## Supplied records
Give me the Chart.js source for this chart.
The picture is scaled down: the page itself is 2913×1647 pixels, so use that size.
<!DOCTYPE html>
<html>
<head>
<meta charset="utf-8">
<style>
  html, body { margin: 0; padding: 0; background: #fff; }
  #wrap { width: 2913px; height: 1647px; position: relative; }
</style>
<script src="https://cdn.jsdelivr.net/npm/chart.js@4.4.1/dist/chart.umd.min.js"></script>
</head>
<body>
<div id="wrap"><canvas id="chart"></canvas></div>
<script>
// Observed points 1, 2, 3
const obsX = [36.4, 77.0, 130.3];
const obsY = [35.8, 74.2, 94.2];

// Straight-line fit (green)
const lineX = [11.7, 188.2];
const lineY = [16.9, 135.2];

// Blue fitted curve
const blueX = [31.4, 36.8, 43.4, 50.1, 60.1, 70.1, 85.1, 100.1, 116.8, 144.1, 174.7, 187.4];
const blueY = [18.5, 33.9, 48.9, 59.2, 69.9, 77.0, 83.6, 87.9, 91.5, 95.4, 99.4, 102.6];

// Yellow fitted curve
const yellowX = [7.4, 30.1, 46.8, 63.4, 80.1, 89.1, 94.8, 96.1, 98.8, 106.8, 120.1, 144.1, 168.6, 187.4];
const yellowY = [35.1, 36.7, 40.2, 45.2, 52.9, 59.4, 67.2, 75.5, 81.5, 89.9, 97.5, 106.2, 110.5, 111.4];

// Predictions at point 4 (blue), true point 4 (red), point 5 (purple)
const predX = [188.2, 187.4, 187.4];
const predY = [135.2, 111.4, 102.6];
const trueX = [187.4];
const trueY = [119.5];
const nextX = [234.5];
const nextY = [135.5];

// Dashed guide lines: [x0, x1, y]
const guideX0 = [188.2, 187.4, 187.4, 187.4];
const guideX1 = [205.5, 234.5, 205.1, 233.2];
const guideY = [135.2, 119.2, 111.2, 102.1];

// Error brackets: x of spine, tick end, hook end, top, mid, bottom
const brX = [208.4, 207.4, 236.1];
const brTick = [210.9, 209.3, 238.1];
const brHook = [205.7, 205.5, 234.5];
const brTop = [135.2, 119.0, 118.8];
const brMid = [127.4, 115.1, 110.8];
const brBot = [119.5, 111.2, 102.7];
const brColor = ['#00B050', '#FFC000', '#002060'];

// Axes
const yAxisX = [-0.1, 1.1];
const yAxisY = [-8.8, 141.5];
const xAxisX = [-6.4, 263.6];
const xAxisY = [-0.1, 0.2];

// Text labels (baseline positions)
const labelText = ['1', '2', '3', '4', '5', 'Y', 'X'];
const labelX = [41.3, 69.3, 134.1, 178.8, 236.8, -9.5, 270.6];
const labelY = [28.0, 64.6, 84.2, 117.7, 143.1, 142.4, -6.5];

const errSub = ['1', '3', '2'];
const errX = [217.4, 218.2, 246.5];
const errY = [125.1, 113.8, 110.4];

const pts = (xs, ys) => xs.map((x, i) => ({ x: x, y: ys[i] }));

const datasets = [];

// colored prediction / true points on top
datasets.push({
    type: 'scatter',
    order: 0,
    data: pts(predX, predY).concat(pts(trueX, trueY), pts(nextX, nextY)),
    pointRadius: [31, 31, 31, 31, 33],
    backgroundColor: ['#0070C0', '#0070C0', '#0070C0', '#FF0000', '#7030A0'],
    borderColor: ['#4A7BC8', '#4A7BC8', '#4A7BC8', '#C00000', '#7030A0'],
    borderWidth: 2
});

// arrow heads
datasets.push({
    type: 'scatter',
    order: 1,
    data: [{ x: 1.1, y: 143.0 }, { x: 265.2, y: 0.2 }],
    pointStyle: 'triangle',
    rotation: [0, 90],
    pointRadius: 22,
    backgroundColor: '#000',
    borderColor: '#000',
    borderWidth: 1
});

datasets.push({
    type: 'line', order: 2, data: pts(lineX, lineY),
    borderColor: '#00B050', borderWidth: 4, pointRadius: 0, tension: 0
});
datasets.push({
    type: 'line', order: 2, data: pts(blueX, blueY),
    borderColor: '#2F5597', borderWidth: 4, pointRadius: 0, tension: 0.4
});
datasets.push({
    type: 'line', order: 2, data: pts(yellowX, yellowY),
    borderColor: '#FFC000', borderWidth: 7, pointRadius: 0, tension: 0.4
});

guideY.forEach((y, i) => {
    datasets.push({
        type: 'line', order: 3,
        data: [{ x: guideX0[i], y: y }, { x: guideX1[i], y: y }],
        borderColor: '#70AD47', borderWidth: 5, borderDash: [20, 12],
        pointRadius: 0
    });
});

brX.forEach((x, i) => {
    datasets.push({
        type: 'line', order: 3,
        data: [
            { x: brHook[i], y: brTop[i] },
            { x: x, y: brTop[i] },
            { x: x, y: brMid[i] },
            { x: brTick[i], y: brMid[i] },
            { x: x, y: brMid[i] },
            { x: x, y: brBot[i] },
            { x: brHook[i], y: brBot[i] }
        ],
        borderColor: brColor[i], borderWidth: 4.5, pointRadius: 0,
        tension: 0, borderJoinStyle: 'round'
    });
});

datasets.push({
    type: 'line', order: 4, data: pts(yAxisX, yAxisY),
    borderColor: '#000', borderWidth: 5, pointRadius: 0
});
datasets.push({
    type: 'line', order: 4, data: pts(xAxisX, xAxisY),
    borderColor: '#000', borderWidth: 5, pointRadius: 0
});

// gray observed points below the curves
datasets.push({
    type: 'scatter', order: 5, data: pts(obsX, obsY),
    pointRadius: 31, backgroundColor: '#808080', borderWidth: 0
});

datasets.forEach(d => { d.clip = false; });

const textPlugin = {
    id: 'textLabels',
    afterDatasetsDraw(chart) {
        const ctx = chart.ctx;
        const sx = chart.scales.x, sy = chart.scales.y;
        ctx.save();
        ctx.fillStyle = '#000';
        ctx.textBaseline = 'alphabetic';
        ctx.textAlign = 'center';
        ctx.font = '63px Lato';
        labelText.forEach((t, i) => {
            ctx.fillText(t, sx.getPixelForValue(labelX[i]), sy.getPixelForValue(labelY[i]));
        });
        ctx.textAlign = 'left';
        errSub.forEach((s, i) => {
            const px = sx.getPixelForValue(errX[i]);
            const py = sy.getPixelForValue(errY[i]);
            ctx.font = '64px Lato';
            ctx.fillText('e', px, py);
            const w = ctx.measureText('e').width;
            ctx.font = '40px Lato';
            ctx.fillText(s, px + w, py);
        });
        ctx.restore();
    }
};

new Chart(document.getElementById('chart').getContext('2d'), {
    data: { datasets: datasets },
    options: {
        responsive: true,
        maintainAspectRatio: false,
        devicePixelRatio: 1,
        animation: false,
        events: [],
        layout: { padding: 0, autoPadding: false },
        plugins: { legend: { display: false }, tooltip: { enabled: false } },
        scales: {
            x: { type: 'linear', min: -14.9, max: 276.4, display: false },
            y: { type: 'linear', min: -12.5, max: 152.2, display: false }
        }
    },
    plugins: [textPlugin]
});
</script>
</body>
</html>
--
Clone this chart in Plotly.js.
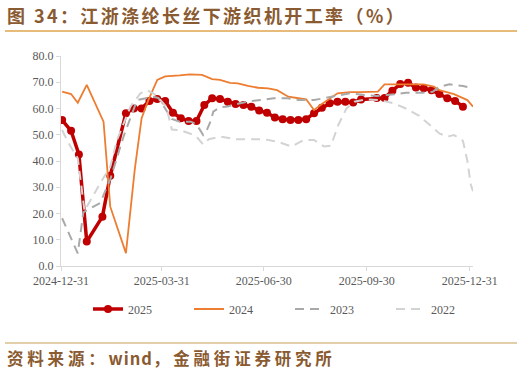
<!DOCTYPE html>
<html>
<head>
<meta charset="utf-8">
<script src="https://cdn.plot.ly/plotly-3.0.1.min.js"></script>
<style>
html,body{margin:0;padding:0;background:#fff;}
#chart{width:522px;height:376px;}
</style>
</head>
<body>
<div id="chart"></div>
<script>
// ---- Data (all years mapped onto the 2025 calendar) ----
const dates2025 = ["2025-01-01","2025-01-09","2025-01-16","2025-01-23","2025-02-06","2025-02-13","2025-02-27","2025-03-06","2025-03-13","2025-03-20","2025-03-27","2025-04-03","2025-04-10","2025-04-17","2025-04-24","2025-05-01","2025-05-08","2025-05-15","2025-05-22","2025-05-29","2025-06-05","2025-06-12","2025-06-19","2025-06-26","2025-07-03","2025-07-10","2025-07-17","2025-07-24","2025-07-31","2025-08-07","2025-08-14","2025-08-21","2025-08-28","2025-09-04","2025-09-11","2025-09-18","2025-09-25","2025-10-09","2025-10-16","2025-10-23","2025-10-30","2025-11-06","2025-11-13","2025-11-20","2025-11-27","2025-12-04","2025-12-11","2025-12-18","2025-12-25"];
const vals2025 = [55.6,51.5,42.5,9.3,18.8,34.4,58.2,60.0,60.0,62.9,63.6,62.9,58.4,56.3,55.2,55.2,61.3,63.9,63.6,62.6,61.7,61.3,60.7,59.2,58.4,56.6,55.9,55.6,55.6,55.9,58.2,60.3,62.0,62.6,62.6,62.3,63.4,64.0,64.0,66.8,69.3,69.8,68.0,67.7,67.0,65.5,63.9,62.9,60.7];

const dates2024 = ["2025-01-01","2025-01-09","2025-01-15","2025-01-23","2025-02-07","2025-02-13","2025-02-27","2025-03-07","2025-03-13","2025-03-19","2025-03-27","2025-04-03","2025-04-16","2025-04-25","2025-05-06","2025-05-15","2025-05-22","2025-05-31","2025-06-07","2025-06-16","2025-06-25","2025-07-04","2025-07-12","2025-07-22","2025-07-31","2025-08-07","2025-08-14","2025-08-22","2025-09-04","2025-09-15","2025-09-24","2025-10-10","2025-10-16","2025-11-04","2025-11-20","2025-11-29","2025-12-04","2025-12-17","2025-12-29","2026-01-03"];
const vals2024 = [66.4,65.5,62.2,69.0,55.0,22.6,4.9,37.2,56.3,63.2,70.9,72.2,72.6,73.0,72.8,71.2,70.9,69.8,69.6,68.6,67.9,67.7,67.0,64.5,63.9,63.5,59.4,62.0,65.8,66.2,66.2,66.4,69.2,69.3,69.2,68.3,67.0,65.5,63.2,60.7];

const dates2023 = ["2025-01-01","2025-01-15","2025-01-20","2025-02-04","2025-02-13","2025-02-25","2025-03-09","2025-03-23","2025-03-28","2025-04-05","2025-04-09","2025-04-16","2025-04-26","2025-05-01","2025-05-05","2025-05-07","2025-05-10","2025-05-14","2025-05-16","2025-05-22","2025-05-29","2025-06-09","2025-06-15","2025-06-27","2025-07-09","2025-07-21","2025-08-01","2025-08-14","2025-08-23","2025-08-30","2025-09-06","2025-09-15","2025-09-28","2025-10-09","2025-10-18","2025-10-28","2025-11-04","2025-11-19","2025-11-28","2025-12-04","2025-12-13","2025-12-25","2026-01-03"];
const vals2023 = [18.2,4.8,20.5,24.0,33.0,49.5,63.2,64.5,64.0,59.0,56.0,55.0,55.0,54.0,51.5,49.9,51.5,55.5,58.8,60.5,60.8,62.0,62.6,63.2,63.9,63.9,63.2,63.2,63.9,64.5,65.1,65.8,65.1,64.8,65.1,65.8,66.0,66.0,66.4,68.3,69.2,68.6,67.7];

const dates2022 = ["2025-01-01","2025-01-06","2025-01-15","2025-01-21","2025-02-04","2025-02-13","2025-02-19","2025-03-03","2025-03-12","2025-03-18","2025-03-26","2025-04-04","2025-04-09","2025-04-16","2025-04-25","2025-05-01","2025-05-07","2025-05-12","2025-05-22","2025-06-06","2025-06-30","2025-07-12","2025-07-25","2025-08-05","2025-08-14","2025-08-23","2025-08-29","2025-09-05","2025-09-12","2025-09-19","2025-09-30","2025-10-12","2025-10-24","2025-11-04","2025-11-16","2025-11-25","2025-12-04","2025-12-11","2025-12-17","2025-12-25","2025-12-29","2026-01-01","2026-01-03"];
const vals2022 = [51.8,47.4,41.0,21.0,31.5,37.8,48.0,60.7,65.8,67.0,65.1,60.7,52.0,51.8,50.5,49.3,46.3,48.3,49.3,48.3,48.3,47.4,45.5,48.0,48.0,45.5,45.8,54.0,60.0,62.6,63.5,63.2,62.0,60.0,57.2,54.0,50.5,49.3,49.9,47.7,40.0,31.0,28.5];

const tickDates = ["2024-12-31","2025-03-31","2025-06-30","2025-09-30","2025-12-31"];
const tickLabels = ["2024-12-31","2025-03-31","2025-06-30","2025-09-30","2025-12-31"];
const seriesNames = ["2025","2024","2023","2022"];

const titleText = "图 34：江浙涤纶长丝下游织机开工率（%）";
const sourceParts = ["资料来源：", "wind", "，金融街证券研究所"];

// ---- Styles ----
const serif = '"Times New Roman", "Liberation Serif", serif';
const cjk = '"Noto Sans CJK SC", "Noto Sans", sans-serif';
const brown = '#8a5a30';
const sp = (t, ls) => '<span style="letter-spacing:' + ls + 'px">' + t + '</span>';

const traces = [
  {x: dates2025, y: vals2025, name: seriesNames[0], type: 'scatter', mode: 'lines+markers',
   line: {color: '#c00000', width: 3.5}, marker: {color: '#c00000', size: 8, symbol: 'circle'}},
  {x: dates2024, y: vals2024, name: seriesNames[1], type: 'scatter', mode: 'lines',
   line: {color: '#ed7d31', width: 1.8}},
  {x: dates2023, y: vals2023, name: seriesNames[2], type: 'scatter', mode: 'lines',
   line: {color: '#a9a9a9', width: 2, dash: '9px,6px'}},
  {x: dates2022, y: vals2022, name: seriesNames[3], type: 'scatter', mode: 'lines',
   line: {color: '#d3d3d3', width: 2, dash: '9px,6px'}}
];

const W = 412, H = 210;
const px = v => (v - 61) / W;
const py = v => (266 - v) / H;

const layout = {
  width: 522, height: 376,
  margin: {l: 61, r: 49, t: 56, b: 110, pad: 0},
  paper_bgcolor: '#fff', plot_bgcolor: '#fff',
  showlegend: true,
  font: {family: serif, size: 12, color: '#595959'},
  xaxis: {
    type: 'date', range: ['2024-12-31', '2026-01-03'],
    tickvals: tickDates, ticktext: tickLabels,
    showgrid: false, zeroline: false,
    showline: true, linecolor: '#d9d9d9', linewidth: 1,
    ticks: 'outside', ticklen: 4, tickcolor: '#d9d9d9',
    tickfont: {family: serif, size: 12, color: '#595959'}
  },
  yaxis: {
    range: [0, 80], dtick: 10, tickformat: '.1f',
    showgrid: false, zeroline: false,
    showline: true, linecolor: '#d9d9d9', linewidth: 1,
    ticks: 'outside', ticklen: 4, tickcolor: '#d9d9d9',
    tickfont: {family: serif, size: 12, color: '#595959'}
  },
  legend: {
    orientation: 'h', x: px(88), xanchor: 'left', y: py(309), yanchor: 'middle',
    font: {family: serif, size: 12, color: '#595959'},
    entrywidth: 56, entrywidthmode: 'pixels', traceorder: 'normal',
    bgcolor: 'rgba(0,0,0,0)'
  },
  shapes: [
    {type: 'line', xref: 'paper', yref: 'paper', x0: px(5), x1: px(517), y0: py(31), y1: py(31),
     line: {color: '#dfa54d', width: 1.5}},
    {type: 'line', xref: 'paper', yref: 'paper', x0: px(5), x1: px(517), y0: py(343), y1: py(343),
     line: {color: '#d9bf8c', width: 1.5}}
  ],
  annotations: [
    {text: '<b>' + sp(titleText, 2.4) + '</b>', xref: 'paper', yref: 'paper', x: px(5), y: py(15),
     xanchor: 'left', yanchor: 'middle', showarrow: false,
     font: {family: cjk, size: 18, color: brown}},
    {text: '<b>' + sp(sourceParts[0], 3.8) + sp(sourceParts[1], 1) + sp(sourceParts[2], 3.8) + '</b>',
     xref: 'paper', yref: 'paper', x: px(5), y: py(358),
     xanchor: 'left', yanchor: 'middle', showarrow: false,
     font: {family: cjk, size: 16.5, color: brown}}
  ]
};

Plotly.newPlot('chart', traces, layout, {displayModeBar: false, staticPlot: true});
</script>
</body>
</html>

## Directive
Quote word for word the lines from the line holding "Give me the Chart.js source for this chart." through the line holding "const lineY = [16.9, 135.2];"; include both of those lines and add nothing.

## Expected answer
Give me the Chart.js source for this chart.
The picture is scaled down: the page itself is 2913×1647 pixels, so use that size.
<!DOCTYPE html>
<html>
<head>
<meta charset="utf-8">
<style>
  html, body { margin: 0; padding: 0; background: #fff; }
  #wrap { width: 2913px; height: 1647px; position: relative; }
</style>
<script src="https://cdn.jsdelivr.net/npm/chart.js@4.4.1/dist/chart.umd.min.js"></script>
</head>
<body>
<div id="wrap"><canvas id="chart"></canvas></div>
<script>
// Observed points 1, 2, 3
const obsX = [36.4, 77.0, 130.3];
const obsY = [35.8, 74.2, 94.2];

// Straight-line fit (green)
const lineX = [11.7, 188.2];
const lineY = [16.9, 135.2];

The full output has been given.